Hoping for Angels

Description

79 pages
$8.95
ISBN 0-88801-151-2
DDC C811'.54

Publisher

Year

1990

Contributor

Reviewed by Roger Nash

Roger Nash is Academic Vice-President of Athabasca University and author
of Night Flying.

Review

Hoping for Angels comprises four sections. It opens with two suites of
poems, “The Blue Man is Drowning Again” and “Hoping for Angels”;
there follows a loosely collected sequence of prose poems, “A Memory
of Winter”; and the book ends with the suite of prose poems “A
Thousand Swallows.” The heart of the book beats in the first two
suites, though there are some striking poems elsewhere.
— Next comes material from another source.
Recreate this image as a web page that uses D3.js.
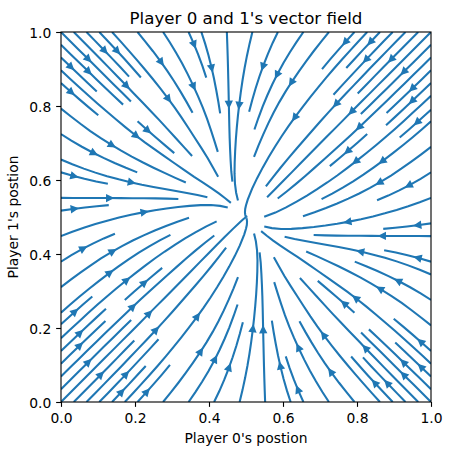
<!DOCTYPE html>
<html>
<head>
<meta charset="utf-8">
<script src="https://cdn.jsdelivr.net/npm/d3@7"></script>
<style>
  body { margin: 0; background: #fff; }
  text { font-family: "DejaVu Sans", sans-serif; fill: #000; }
</style>
</head>
<body>
<svg id="chart" width="451" height="455"></svg>
<script>
// Sample positions of the vector field (data coords)
const gridX = [0, 0.125, 0.25, 0.375, 0.5, 0.625, 0.75, 0.875, 1];
const gridY = [0, 0.125, 0.25, 0.375, 0.5, 0.625, 0.75, 0.875, 1];

// Direction of player 0 (x) and player 1 (y).
// One row per gridY value, bottom row first.
const fieldU = [
  [0.985, 0.954, 0.865, 0.636, 0.187, -0.357, -0.733, -0.905, -0.968],
  [0.985, 0.954, 0.865, 0.636, 0.187, -0.357, -0.733, -0.905, -0.968],
  [0.985, 0.953, 0.863, 0.632, 0.180, -0.363, -0.737, -0.906, -0.969],
  [0.983, 0.950, 0.853, 0.608, 0.143, -0.396, -0.753, -0.913, -0.971],
  [0.978, 0.934, 0.810, 0.510, 0.000, -0.510, -0.810, -0.934, -0.978],
  [0.971, 0.913, 0.753, 0.396, -0.143, -0.608, -0.853, -0.950, -0.983],
  [0.969, 0.906, 0.737, 0.363, -0.180, -0.632, -0.863, -0.953, -0.985],
  [0.968, 0.905, 0.733, 0.357, -0.187, -0.636, -0.865, -0.954, -0.985],
  [0.968, 0.905, 0.733, 0.357, -0.187, -0.636, -0.865, -0.954, -0.985]
];
const fieldV = [
  [0.986, 0.986, 0.986, 0.984, 0.978, 0.969, 0.967, 0.966, 0.966],
  [0.957, 0.957, 0.956, 0.953, 0.934, 0.908, 0.900, 0.898, 0.898],
  [0.874, 0.874, 0.872, 0.861, 0.810, 0.742, 0.721, 0.717, 0.716],
  [0.657, 0.656, 0.652, 0.625, 0.510, 0.373, 0.333, 0.327, 0.325],
  [0.221, 0.220, 0.213, 0.169, 0.000, -0.169, -0.213, -0.220, -0.221],
  [-0.325, -0.327, -0.333, -0.373, -0.510, -0.625, -0.652, -0.656, -0.657],
  [-0.716, -0.717, -0.721, -0.742, -0.810, -0.861, -0.872, -0.874, -0.874],
  [-0.898, -0.898, -0.900, -0.908, -0.934, -0.953, -0.956, -0.957, -0.957],
  [-0.966, -0.966, -0.967, -0.969, -0.978, -0.984, -0.986, -0.986, -0.986]
];

const xTicks = [0, 0.2, 0.4, 0.6, 0.8, 1.0];
const yTicks = [0, 0.2, 0.4, 0.6, 0.8, 1.0];

const titleText = "Player 0 and 1's vector field";
const xLabel = "Player 0's postion";
const yLabel = "Player 1's postion";

const margin = {top: 32, right: 20, bottom: 53, left: 61};
const width = 451, height = 455;
const plotW = 370, plotH = 370;
const lineColor = "#1f77b4";
const lw = 1.5 * 100 / 72;

const x = d3.scaleLinear().domain([0, 1]).range([margin.left, margin.left + plotW]);
const y = d3.scaleLinear().domain([0, 1]).range([margin.top + plotH, margin.top]);

/*
 * Streamline tracing, same steps as matplotlib's streamplot (density 1)
 */
const nx = gridX.length, ny = gridY.length;
const gdx = gridX[1] - gridX[0], gdy = gridY[1] - gridY[0];
const ug = fieldU.map(r => r.map(a => a / gdx));
const vg = fieldV.map(r => r.map(a => a / gdy));
const spd = ug.map((r, j) => r.map((a, i) => Math.hypot(a / (nx - 1), vg[j][i] / (ny - 1))));

const MN = 30;
const mask = Array.from({length: MN}, () => new Array(MN).fill(0));
const g2mx = (MN - 1) / (nx - 1), g2my = (MN - 1) / (ny - 1);
let curTraj = [];
let curXY = null;

class OutOfBounds {}
class Terminate {}
class InvalidIndex {}

const withinGrid = (xi, yi) => xi >= 0 && xi <= nx - 1 && yi >= 0 && yi <= ny - 1;

function interp(a, xi, yi) {
  const xx = Math.floor(xi), yy = Math.floor(yi);
  const xn = xx === nx - 1 ? xx : xx + 1;
  const yn = yy === ny - 1 ? yy : yy + 1;
  const xt = xi - xx, yt = yi - yy;
  const a0 = a[yy][xx] * (1 - xt) + a[yy][xn] * xt;
  const a1 = a[yn][xx] * (1 - xt) + a[yn][xn] * xt;
  return a0 * (1 - yt) + a1 * yt;
}

function maskUpdate(xm, ym) {
  if (curXY && curXY[0] === xm && curXY[1] === ym) return;
  if (mask[ym][xm] === 0) {
    curTraj.push([ym, xm]);
    mask[ym][xm] = 1;
    curXY = [xm, ym];
  } else {
    throw new InvalidIndex();
  }
}

function updateTrajectory(xg, yg) {
  if (!withinGrid(xg, yg)) throw new InvalidIndex();
  maskUpdate(Math.round(xg * g2mx), Math.round(yg * g2my));
}

function forwardTime(xi, yi) {
  if (!withinGrid(xi, yi)) throw new OutOfBounds();
  const s = interp(spd, xi, yi);
  if (s === 0) throw new Terminate();
  return [interp(ug, xi, yi) / s, interp(vg, xi, yi) / s];
}
function backwardTime(xi, yi) {
  const d = forwardTime(xi, yi);
  return [-d[0], -d[1]];
}

function eulerStep(traj, f) {
  const [xi, yi] = traj[traj.length - 1];
  const [cx, cy] = f(xi, yi);
  let dsx, dsy;
  if (cx === 0) dsx = Infinity;
  else if (cx < 0) dsx = xi / -cx;
  else dsx = (nx - 1 - xi) / cx;
  if (cy === 0) dsy = Infinity;
  else if (cy < 0) dsy = yi / -cy;
  else dsy = (ny - 1 - yi) / cy;
  const ds = Math.min(dsx, dsy);
  traj.push([xi + cx * ds, yi + cy * ds]);
  return ds;
}

function rk12(x0, y0, f, maxlength) {
  const maxerror = 0.003;
  const maxds = Math.min(1 / MN, 1 / MN, 0.1);
  let ds = maxds, stotal = 0, xi = x0, yi = y0;
  const traj = [];
  while (true) {
    let k1, k2;
    try {
      if (withinGrid(xi, yi)) traj.push([xi, yi]);
      else throw new OutOfBounds();
      k1 = f(xi, yi);
      k2 = f(xi + ds * k1[0], yi + ds * k1[1]);
    } catch (e) {
      if (e instanceof OutOfBounds && traj.length) {
        try { stotal += eulerStep(traj, f); } catch (e2) {}
      }
      break;
    }
    const dx1 = ds * k1[0], dy1 = ds * k1[1];
    const dx2 = ds * 0.5 * (k1[0] + k2[0]), dy2 = ds * 0.5 * (k1[1] + k2[1]);
    const err = Math.hypot((dx2 - dx1) / (nx - 1), (dy2 - dy1) / (ny - 1));
    if (err < maxerror) {
      xi += dx2; yi += dy2;
      try { updateTrajectory(xi, yi); } catch (e) { break; }
      if (stotal + ds > maxlength) break;
      stotal += ds;
    }
    ds = err === 0 ? maxds : Math.min(maxds, 0.85 * ds * Math.sqrt(maxerror / err));
  }
  return {s: stotal, traj};
}

function integrate(x0, y0) {
  const minlength = 0.1, maxlength = 4.0;
  curTraj = [];
  try {
    maskUpdate(Math.round(x0 * g2mx), Math.round(y0 * g2my));
  } catch (e) { return null; }
  let stotal = 0;
  const b = rk12(x0, y0, backwardTime, maxlength);
  stotal += b.s;
  let pts = b.traj.slice().reverse();
  curXY = [Math.round(x0 * g2mx), Math.round(y0 * g2my)];
  const fw = rk12(x0, y0, forwardTime, maxlength);
  stotal += fw.s;
  pts = pts.concat(fw.traj.slice(1));
  if (stotal > minlength) return pts;
  curTraj.forEach(([r, c]) => { mask[r][c] = 0; });
  return null;
}

function* startingPoints() {
  let xfirst = 0, yfirst = 1, xlast = MN - 1, ylast = MN - 1;
  let xm = 0, ym = 0, dir = "right";
  for (let i = 0; i < MN * MN; i++) {
    yield [xm, ym];
    if (dir === "right") {
      xm += 1;
      if (xm >= xlast) { xlast -= 1; dir = "up"; }
    } else if (dir === "up") {
      ym += 1;
      if (ym >= ylast) { ylast -= 1; dir = "left"; }
    } else if (dir === "left") {
      xm -= 1;
      if (xm <= xfirst) { xfirst += 1; dir = "down"; }
    } else {
      ym -= 1;
      if (ym <= yfirst) { yfirst += 1; dir = "right"; }
    }
  }
}

const streams = [];
for (const [xm, ym] of startingPoints()) {
  if (mask[ym][xm] === 0) {
    const t = integrate(xm / g2mx, ym / g2my);
    if (t) streams.push(t.map(([gx, gy]) => [gridX[0] + gx * gdx, gridY[0] + gy * gdy]));
  }
}

/*
 * Drawing
 */
const svg = d3.select("#chart");
svg.append("rect").attr("width", width).attr("height", height).attr("fill", "#fff");

svg.append("defs").append("clipPath").attr("id", "plotclip")
  .append("rect")
    .attr("x", margin.left).attr("y", margin.top)
    .attr("width", plotW).attr("height", plotH);

const plot = svg.append("g").attr("clip-path", "url(#plotclip)");

const line = d3.line().x(d => x(d[0])).y(d => y(d[1]));

plot.selectAll("path.stream")
  .data(streams)
  .enter()
  .append("path")
    .attr("class", "stream")
    .attr("d", line)
    .attr("fill", "none")
    .attr("stroke", lineColor)
    .attr("stroke-width", lw);

// arrow heads halfway along each streamline
const headLen = 4 * 100 / 72;
const cosT = Math.cos(Math.atan(0.5)), sinT = Math.sin(Math.atan(0.5));
const arrows = streams.map(pts => {
  const px = pts.map(p => x(p[0])), py = pts.map(p => y(p[1]));
  const cum = [];
  let acc = 0;
  for (let i = 1; i < pts.length; i++) {
    acc += Math.hypot(pts[i][0] - pts[i - 1][0], pts[i][1] - pts[i - 1][1]);
    cum.push(acc);
  }
  let n = d3.bisectLeft(cum, acc / 2);
  const tail = [px[n], py[n]];
  const head = [(px[n] + px[Math.min(n + 1, px.length - 1)]) / 2,
                (py[n] + py[Math.min(n + 1, py.length - 1)]) / 2];
  let ddx = head[0] - tail[0], ddy = head[1] - tail[1];
  let k = n + 1;
  while (Math.hypot(ddx, ddy) < 1e-9 && k < px.length) {
    ddx = px[k] - tail[0]; ddy = py[k] - tail[1]; k++;
  }
  const len = Math.hypot(ddx, ddy) || 1;
  const ux = ddx / len, uy = ddy / len;
  const pad = 0.5 * lw / sinT;
  const tip = [head[0] - ux * pad, head[1] - uy * pad];
  const bx = -ux * headLen, by = -uy * headLen;
  const p1 = [tip[0] + cosT * bx + sinT * by, tip[1] - sinT * bx + cosT * by];
  const p2 = [tip[0] + cosT * bx - sinT * by, tip[1] + sinT * bx + cosT * by];
  return [p1, tip, p2];
});

plot.selectAll("path.arrow")
  .data(arrows)
  .enter()
  .append("path")
    .attr("class", "arrow")
    .attr("d", d => "M" + d.map(p => p.join(",")).join("L") + "Z")
    .attr("fill", lineColor)
    .attr("stroke", lineColor)
    .attr("stroke-width", lw)
    .attr("stroke-linejoin", "miter");

// axes
const tickLen = 3.5 * 100 / 72;
const fontPx = 10 * 100 / 72;

const xAxis = svg.append("g")
  .attr("transform", `translate(0,${margin.top + plotH})`)
  .call(d3.axisBottom(x).tickValues(xTicks).tickFormat(d3.format(".1f"))
        .tickSize(tickLen).tickPadding(tickLen));
const yAxis = svg.append("g")
  .attr("transform", `translate(${margin.left},0)`)
  .call(d3.axisLeft(y).tickValues(yTicks).tickFormat(d3.format(".1f"))
        .tickSize(tickLen).tickPadding(tickLen));

[xAxis, yAxis].forEach(g => {
  g.select(".domain").remove();
  g.selectAll(".tick line").attr("stroke", "#000").attr("stroke-width", 0.8 * 100 / 72);
  g.selectAll(".tick text")
    .style("font-family", '"DejaVu Sans", sans-serif')
    .style("font-size", fontPx + "px")
    .attr("fill", "#000");
});
xAxis.selectAll(".tick text").attr("y", 0).attr("dy", 0).attr("transform", "translate(0,21.3)");
yAxis.selectAll(".tick text").attr("dy", "0.36em");

svg.append("rect")
  .attr("x", margin.left).attr("y", margin.top)
  .attr("width", plotW).attr("height", plotH)
  .attr("fill", "none")
  .attr("stroke", "#000")
  .attr("stroke-width", 0.8 * 100 / 72);

svg.append("text")
  .attr("x", margin.left + plotW / 2)
  .attr("y", 23.9)
  .attr("text-anchor", "middle")
  .style("font-size", (12 * 100 / 72) + "px")
  .text(titleText);

svg.append("text")
  .attr("x", margin.left + plotW / 2)
  .attr("y", 443.3)
  .attr("text-anchor", "middle")
  .style("font-size", fontPx + "px")
  .text(xLabel);

svg.append("text")
  .attr("transform", `translate(18.3,${margin.top + plotH / 2}) rotate(-90)`)
  .attr("text-anchor", "middle")
  .style("font-size", fontPx + "px")
  .text(yLabel);
</script>
</body>
</html>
The “blue man” personifies a worldview imbued with despair that
struggles to accept and be delivered from itself into a rapturous and
visionary hope. O’Connell earns the right to hope despite this
despair, by poetically probing and transforming rather than denying it.
The arena of action is interior, rather than communal; but he speaks to
all who are troubled by the ubiquitous polarity of disappointment and
faith. What hope can help balance sadness? There is the ancient hope of
deliverance, nourished in a fierce clarity of yearning. There is a
visionary acceptance of life’s outcasts as welcoming and elevating
companions, offering the healing solidarity of tramps. The last shall
come first. And there is a way of looking at the small particulars of
the world that sacramentalizes them with a revelatory and jewel-like
significance: “one silver wheel cover / wobbles its way / down the
road.”

The suite “Hoping for Angels” balances the blue man’s despair
with beatitudes of the imagination. Blessings come in surrendering to
beauty in the particularity of things. This beauty can make an Eden of
earth, and is the only true preparation for love and dying. It reveals
itself to those who notice hidden resemblances between things: a
cauliflower is like a tree. Seeing creatively, by a great pattern of
analogies, bestows a deep sense of personhood on one. These are “Inner
Riches,” better known to the poor than the rich, who are distracted by
power and possessions from seeing things ever fresh and anew.

Though Hoping for Angels is O’Connell’s first collection of poems,
a distinctive voice speaks strongly in it, with things to say. His
second collection should be awaited with anticipation.